Le Kosovo n’est pas le seul État concerné par l’exemption de visas
Premièrement, le projet d’exemption de visa en faveur du Kosovo est en discussion depuis plusieurs années au sein du Conseil de l’UE (composé de représentants des États membres). Ces discussions ont conduit à l’exemption, entrée en vigueur au 1er janvier 2024 après avoir été votée en mars 2023. Depuis, les Kosovars peuvent se rendre dans l’espace Schengen sans passeport ni visa pour des périodes allant jusqu’à 90 jours sur une période de 180 jours, ils ne concernent donc que des courts séjours (les plus longs relevant de la compétence des Etats). L’Union européenne applique d’ailleurs déjà ce régime à 61 États non-membres de l’Union européenne sur la base du règlement CE n°539/21 du Conseil du 15 mars 2001. Parmi les 61 Etats concernés, 27 ont conclu des accords plus spécifiques directement avec l’Union européenne.
Ce n’est pas la Commission européenne qui décide
La Commission européenne ne décide pas unilatéralement que les Kosovars n’ont plus besoin de visa pour entrer dans l’espace Schengen. La possibilité d’accorder des exemptions de visa est prévue par le règlement (CE) no 810/2009 du Parlement européen et du Conseil du 13 juillet 2009 établissant un code des visas.
Aux termes de ce règlement, la Commission peut proposer d’entamer le processus d’exemption de visa en soumettant au Conseil de l’Union européenne un projet d’inclure un pays tiers dans la liste des pays bénéficiant de l’exemption de visa. Cette proposition est censée se fonder sur une évaluation approfondie de critères, tels que la situation économique du pays, sa stabilité politique, sa gestion des frontières et sa situation sécuritaire.
Afin qu’un accord soit voté, le Conseil de l’UE examine la proposition émise par la Commission et, en collaboration avec les États membres et après évaluation de ces critères, décide ou non d’accorder l’exemption. Cette décision est ensuite approuvée par le Parlement européen. En l’occurrence, le Conseil a d’abord publié sa position le 10 mars 2023, qui s’est suivie d’un vote du Parlement européen le 18 avril 2023. L’acte final a été signé par les parties le 19 avril et publié le 25 avril 2023 dans le Journal officiel de l’UE.

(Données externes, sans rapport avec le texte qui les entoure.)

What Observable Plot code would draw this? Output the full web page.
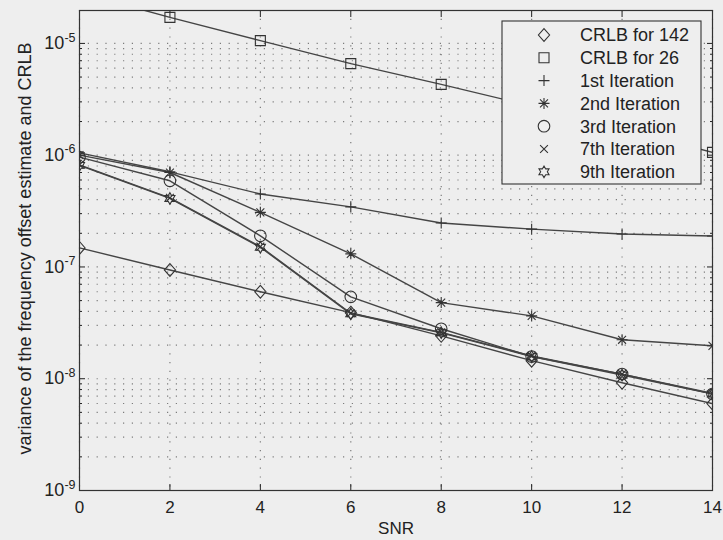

L’élargissement de l’UE ‘a rien à voir avec l’exemption de visas vers l’espace Schengen
La corrélation entre l’exemption de visas en faveur des ressortissants du Kosovo pour entrer dans l’espace Schengen, et l’élargissement de l’UE est fausse. Bien que ces deux démarches soient liées, l’exemption de visas ne signifie pas une adhésion de facto au sein de l’Union européenne. De plus, tous les États de l’espace Schengen ne sont pas nécessairement membres de l’UE, comme la Norvège, et inversement, certains États de l’UE ne sont pas dans l’espace Schengen, comme l’Irlande ou Chypre. Tous les États parties aux accords Schengen ont aboli les contrôles aux frontières intérieures et renforcent leurs frontières extérieures.
Rien à voir donc avec l’Union européenne et son élargissement : pour y adhérer, un État doit respecter des conditions politiques et économiques bien plus strictes (appelées “critères de Copenhague”), fixées par l’article 2 du Traité sur l’Union européenne, et le processus qui en découle dure plusieurs années. En l’occurrence, le Kosovo a déposé sa candidature à l’adhésion le 15 décembre 2022. Lors de la procédure : “La demande d’adhésion est soumise par le pays aux États membres, qui saisissent la Commission européenne, appelée à rendre un avis. Une fois celui-ci rendu, le statut de pays candidat doit être accordé à l’unanimité par les pays de l’UE. Le statut de pays candidat ne préjuge en rien de l’admission du pays dans l’Union.” Autant dire qu’on est bien loin d’un élargissement de l’Union européenne concernant le Kosovo, contrairement à ce que Marion Maréchal soutient.